I've done a lot of housecleaning in terms of canocalization, moving a blog off a sub-domain on to primary domain, cleaning up duplicate titles/meta tags, noindexing "orphaned" pages (once a listing has been deleted), noindexing deleted listings' pages - which provide minimal information that the listing is no longer active, move content above the fold on front page.
I have also tried adding a substantial amount of new unique content to the home page & some a bit to some of the more key State pages, but have seen mixed results with minimal gain ... although crossing my fingers for the next update. Just as I'm hesitant to noindex and redact pages from the site, I'm also hesitant to embark upon a manual content production campaign (unfortunately, visitor supplied content has it's own set of baggage, but is a possibility) due to it being a vast undertaking without any positive proof that this is the core issue. I know it can't hurt in the long run, but I can't help but wonder if there's primary underlying issue related to "thresholds" or "dilution" as a product of the nature and/or architecture of the site as a whole?
| 4:48 pm on May 15, 2012 (gmt 0)|
Are you allowing your search results pages to be indexed?

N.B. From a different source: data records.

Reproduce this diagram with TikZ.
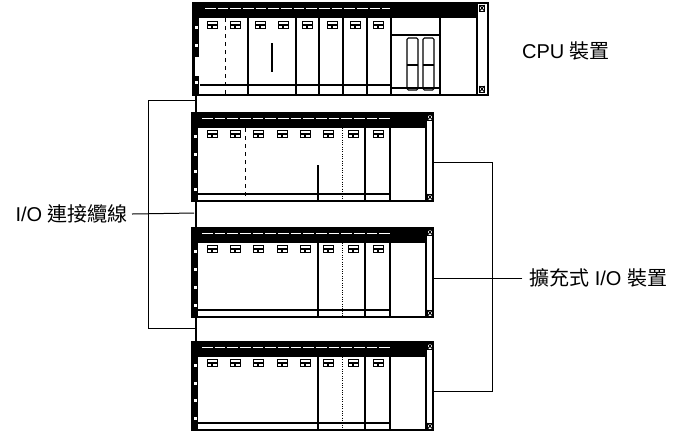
\documentclass[tikz,border=0pt]{standalone}
\usepackage{fontspec}
\setmainfont{Liberation Sans}
\newfontfamily\cjk{Noto Sans CJK TC}
\tikzset{
  rackbox/.style={draw, line width=1.1pt, fill=white, inner sep=0pt, outer sep=0pt},
  slotline/.style={line width=0.8pt},
  thinline/.style={line width=0.75pt},
  cable/.style={line width=1.8pt},
  modicon/.style={line width=0.7pt},
  lbl/.style={font=\fontsize{15}{18}\selectfont, inner sep=0pt},
}
\newcommand{\modicons}[2]{% #1 = list of x, #2 = y
  \foreach \mx in {#1} {
    \draw[modicon] (\mx-5,#2-3.5) rectangle (\mx+5,#2+3.5);
    \fill (\mx-5,#2-1) rectangle (\mx+5,#2+1.2);
    \fill (\mx-1,#2+1.2) rectangle (\mx+1,#2+3.5);
  }}
\newcommand{\leftcol}[3]{% #1 x0, #2 top, #3 bottom
  \fill (#1,#2) rectangle (#1+6,#3);
  \foreach \my in {0.25,0.45,0.65,0.85} {
    \fill[white] (#1+1.5,{#2+\my*(#3-#2)}) rectangle (#1+4.5,{#2+\my*(#3-#2)+3});
  }}
\newcommand{\xicon}[2]{% #1 x left, #2 y top
  \draw[modicon] (#1,#2) rectangle (#1+5,#2+6);
  \draw[modicon] (#1,#2) -- (#1+5,#2+6) (#1+5,#2) -- (#1,#2+6);}
\newcommand{\exprack}[4]{% name, top, bottom, extra
  \node[rackbox, minimum width=241*0.75pt, minimum height={(#3-#2)*0.75pt}] (#1) at (312.5,{(#2+#3)/2}) {};
  \fill (192,#2) rectangle (426,#2+15);
  \draw[white, line width=0.6pt, dash pattern=on 8pt off 1.5pt] (202,#2+5) -- (390,#2+5);
  \leftcol{192}{#2}{#3}
  \draw[line width=1.1pt] (426,#2) -- (426,#3);
  \xicon{427.5}{#2+1}
  \xicon{427.5}{#3-7}
  \draw[slotline] (365,#2+15) -- (365,#3);
  \draw[slotline] (390,#2+15) -- (390,#3);
  \draw[slotline] (198,#3-7) -- (390,#3-7);
  \draw[thinline, densely dotted] (342,#2+15) -- (342,#3);
  #4
  \modicons{212,235,258,282,305,328,353,378}{#2+21}
}
\begin{document}
\begin{tikzpicture}[x=0.75pt, y=-0.75pt]
\useasboundingbox (0,0) rectangle (680,433);
% cable
\draw[cable] (196,95) -- (196,342);
\coordinate (cabmid) at (194,213);
\draw[thinline] (196,100) -- (148,100) -- (148,328) -- (196,328);
% CPU rack
\node[rackbox, minimum width=295*0.75pt, minimum height=92*0.75pt] (cpu) at (340.5,49) {};
\fill (193,3) rectangle (477,18);
\draw[white, line width=0.6pt, dash pattern=on 8pt off 1.5pt] (205,8) -- (390,8);
\leftcol{193}{3}{95}
\fill[white] (195,57) rectangle (199,76);
\draw[line width=1.1pt] (477,3) -- (477,95);
\xicon{479.5}{5}
\xicon{479.5}{86}
\foreach \vx in {248,296,319,343,367,391,440} { \draw[slotline] (\vx,18) -- (\vx,95); }
\draw[thinline, dashed] (225,18) -- (225,95);
\draw[line width=1.2pt] (272,43) -- (272,72);
\draw[slotline] (200,85) -- (391,85);
\draw[slotline] (391,88) -- (440,88);
\draw[slotline] (391,35) -- (440,35);
\foreach \fx in {407,423} {
  \draw[slotline, rounded corners=1pt] (\fx,38) rectangle (\fx+11,90);
  \draw[slotline] (\fx,65) -- (\fx+11,65);
}
\modicons{212,235,260,283,307,332,355,378}{25}
% expansion racks
\exprack{exa}{113}{201}{\draw[thinline, dashed] (245,128) -- (245,201); \draw[slotline] (318,165) -- (318,201);}
\exprack{exb}{228}{317}{\draw[slotline] (318,243) -- (318,317);}
\exprack{exc}{342}{430}{\draw[slotline] (318,357) -- (318,430);}
% labels
\node[lbl] (cpulbl) at (566,51) {CPU {\cjk 裝置}};
\node[lbl, anchor=east] (iolbl) at (128,214) {I/O {\cjk 連接纜線}};
\node[lbl, anchor=west] (exlbl) at (529,278) {{\cjk 擴充式} I/O {\cjk 裝置}};
% connectors
\coordinate (brk) at (492,278);
\draw[thinline] ([xshift=3pt]iolbl.east) -- (cabmid);
\draw[thinline] ([xshift=-5pt]exlbl.west) -- (exb.east |- brk);
\draw[thinline] (exa.east |- 0,162) -- (brk |- 0,162) -- (brk |- 0,391) -- (exc.east |- 0,391);
\end{tikzpicture}
\end{document}
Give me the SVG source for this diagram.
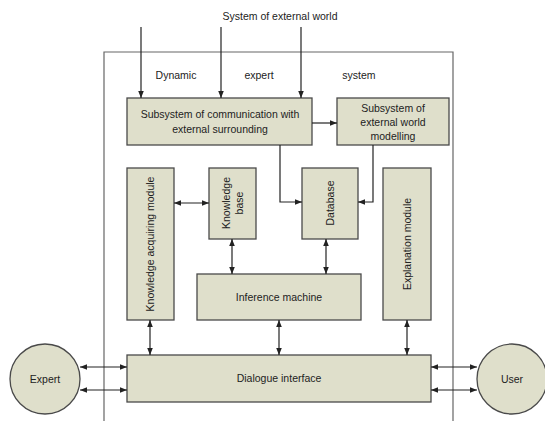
<svg xmlns="http://www.w3.org/2000/svg" width="545" height="421" viewBox="0 0 545 421">
<style>
.box{fill:#dfdfcb;stroke:#4a4a4a;stroke-width:1.3}
.t{font-family:"Liberation Sans",Arial,sans-serif;font-size:10.5px;fill:#222;text-anchor:middle}
.c{fill:none;stroke:#222;stroke-width:1.2}
.frame{fill:none;stroke:#666;stroke-width:1.2}
</style>
<defs>
<marker id="a" viewBox="0 0 10 10" refX="10" refY="5" markerWidth="7" markerHeight="7" orient="auto-start-reverse" markerUnits="userSpaceOnUse">
<path d="M0,1 L10,5 L0,9 z" fill="#222"/>
</marker>
</defs>
<rect width="545" height="421" fill="#fff"/>
<path class="frame" d="M104,421 V52 H453 V421"/>
<text class="t" x="280" y="20">System of external world</text>
<text class="t" x="176" y="79">Dynamic</text>
<text class="t" x="259" y="79">expert</text>
<text class="t" x="359" y="79">system</text>
<g id="comm"><rect class="box" x="127" y="98" width="185" height="47"/>
<text class="t" x="220" y="118">Subsystem of communication with</text>
<text class="t" x="220" y="133">external surrounding</text></g>
<g id="model"><rect class="box" x="337" y="98" width="112" height="47"/>
<text class="t" x="393" y="112">Subsystem of</text>
<text class="t" x="393" y="126">external world</text>
<text class="t" x="393" y="140">modelling</text></g>
<g id="kam"><rect class="box" x="127" y="168" width="47" height="152"/>
<text class="t" transform="translate(154,244) rotate(-90)">Knowledge acquiring module</text></g>
<g id="kb"><rect class="box" x="209" y="168" width="47" height="71"/>
<text class="t" transform="translate(230,203) rotate(-90)">Knowledge</text>
<text class="t" transform="translate(243,203) rotate(-90)">base</text></g>
<g id="db"><rect class="box" x="302" y="168" width="56" height="71"/>
<text class="t" transform="translate(334,203) rotate(-90)">Database</text></g>
<g id="em"><rect class="box" x="383" y="168" width="48" height="152"/>
<text class="t" transform="translate(411,244) rotate(-90)">Explanation module</text></g>
<g id="im"><rect class="box" x="197" y="274" width="164" height="46"/>
<text class="t" x="279" y="301">Inference machine</text></g>
<g id="di"><rect class="box" x="127" y="355" width="304" height="47"/>
<text class="t" x="279" y="382">Dialogue interface</text></g>
<g id="expert"><circle class="box" cx="45" cy="379" r="35"/>
<text class="t" x="45" y="383">Expert</text></g>
<g id="user"><circle class="box" cx="512" cy="379" r="35"/>
<text class="t" x="512" y="383">User</text></g>
<g id="connectors">
<path class="c" d="M141,27 V98" marker-end="url(#a)"/>
<path class="c" d="M221,27 V98" marker-end="url(#a)"/>
<path class="c" d="M301,27 V98" marker-end="url(#a)"/>
<path class="c" d="M312,123 H337" marker-end="url(#a)"/>
<path class="c" d="M280,145 V202 H302" marker-end="url(#a)"/>
<path class="c" d="M373,145 V202 H358" marker-end="url(#a)"/>
<path class="c" d="M174,203 H209" marker-start="url(#a)" marker-end="url(#a)"/>
<path class="c" d="M232,239 V274" marker-start="url(#a)" marker-end="url(#a)"/>
<path class="c" d="M326,239 V274" marker-start="url(#a)" marker-end="url(#a)"/>
<path class="c" d="M150,320 V355" marker-start="url(#a)" marker-end="url(#a)"/>
<path class="c" d="M279,320 V355" marker-start="url(#a)" marker-end="url(#a)"/>
<path class="c" d="M407,320 V355" marker-start="url(#a)" marker-end="url(#a)"/>
<path class="c" d="M80,367 H127" marker-start="url(#a)" marker-end="url(#a)"/>
<path class="c" d="M80,390 H127" marker-start="url(#a)" marker-end="url(#a)"/>
<path class="c" d="M431,367 H477" marker-start="url(#a)" marker-end="url(#a)"/>
<path class="c" d="M431,390 H477" marker-start="url(#a)" marker-end="url(#a)"/>
</g>
</svg>
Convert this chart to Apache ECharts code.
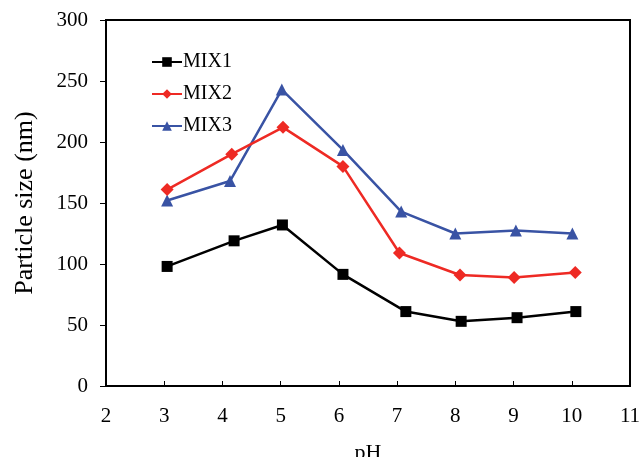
<!DOCTYPE html>
<html><head><meta charset="utf-8">
<script src="https://cdn.jsdelivr.net/npm/echarts@6/dist/echarts.min.js"></script>
<style>html,body{margin:0;padding:0;background:#fff}#c{width:640px;height:457px}</style>
</head><body><div id="c"></div>
<script>
const seriesNames = ['MIX1', 'MIX2', 'MIX3'];
const mix1 = [[3.05, 98], [4.2, 119], [5.03, 132], [6.07, 91.5], [7.15, 61], [8.1, 53], [9.06, 56], [10.07, 61]];
const mix2 = [[3.05, 161], [4.16, 190], [5.04, 212], [6.07, 180], [7.04, 109], [8.08, 91], [9.01, 89], [10.06, 93]];
const mix3 = [[3.05, 152], [4.13, 168], [5.02, 243], [6.07, 193.5], [7.07, 143], [8.0, 125], [9.04, 127.5], [10.01, 125]];
const colors = ['#000000', '#ee2a24', '#3953a4'];
const symbols = ['rect', 'diamond', 'triangle'];
const symbolSizes = [11, 13, 12];
const xTitle = 'pH';
const yTitle = 'Particle size (nm)';

const font = '"Liberation Serif", "Times New Roman", serif';
const chart = echarts.init(document.getElementById('c'), null, {renderer: 'canvas'});
const data = [mix1, mix2, mix3];
chart.setOption({
  animation: false,
  backgroundColor: '#fff',
  grid: {left: 106, right: 10, top: 20, bottom: 71, show: true, borderColor: '#000', borderWidth: 2, containLabel: false, outerBoundsMode: 'none'},
  legend: {
    orient: 'vertical', left: 146, top: 47, itemWidth: 30, itemHeight: 12, itemGap: 12,
    textStyle: {fontFamily: font, fontSize: 20, color: '#000', padding: [0, 0, 0, -4]},
    data: seriesNames
  },
  xAxis: {
    type: 'value', min: 2, max: 11, interval: 1,
    name: xTitle, nameLocation: 'middle', nameGap: 56,
    nameTextStyle: {fontFamily: font, fontSize: 22, color: '#000'},
    axisLine: {show: true, lineStyle: {color: '#000', width: 2}},
    axisTick: {show: true, inside: true, length: 5, lineStyle: {color: '#000', width: 1}},
    axisLabel: {fontFamily: font, fontSize: 21, color: '#000', margin: 20},
    splitLine: {show: false}
  },
  yAxis: {
    type: 'value', min: 0, max: 300, interval: 50,
    name: yTitle, nameLocation: 'middle', nameGap: 68,
    nameTextStyle: {fontFamily: font, fontSize: 26, color: '#000'},
    axisLine: {show: true, lineStyle: {color: '#000', width: 2}},
    axisTick: {show: true, inside: false, length: 6, lineStyle: {color: '#000', width: 1}},
    axisLabel: {fontFamily: font, fontSize: 21, color: '#000', margin: 18},
    splitLine: {show: false}
  },
  series: seriesNames.map((n, i) => ({
    name: n, type: 'line', data: data[i],
    symbol: symbols[i], symbolSize: symbolSizes[i],
    lineStyle: {color: colors[i], width: 2.5},
    itemStyle: {color: colors[i]},
    z: 3 - i
  }))
});
</script></body></html>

| 5:31 pm on May 15, 2012 (gmt 0)|
|Are you allowing your search results pages to be indexed? |
Nope. Also, anything with url parameters (not that there is much on the site) are noindexed or blocked in robots.txt and always have been.
I do have many category sections that span multiple pages. I use Google's recommendation for the prev/next tags but I'm wondering if they still don't like spanned pages like that. Many of the "index" pages of those categories, however, rank great. I had tried noindexing the interior pages of the category for a few months but didn't see any change so I went back to the prev/next option. I'm wondering if I should just noindex them in case Google doesn't have as good a handle on pagination as they suggest?
| 5:41 pm on May 15, 2012 (gmt 0)|
Not sure if you're addressing me netmeg, but if so ...
I've disallowed crawlers into the directory where both the internal keyword and advanced search scripts reside, so was under the assumption this would effectively not allow results for explicit (post) queries. Same goes for "see next page" results. But haven't explicitly noindexed results from these scripts on the assumption that robots was keeping them out ... haven't seen any actual indexed pages appear, but have about 7,200 total pages indexed (so not 100% sure).
On the other hand, "categorical queries" which corresponds to my internal link structure were allowed to be indexed ... although canaconicalization was somewhat of an issue (until recently cleaned up).
| 5:51 pm on May 15, 2012 (gmt 0)|
Get cooking: have you tried playing around with the increasing or decreasing the number of results per page for any given category?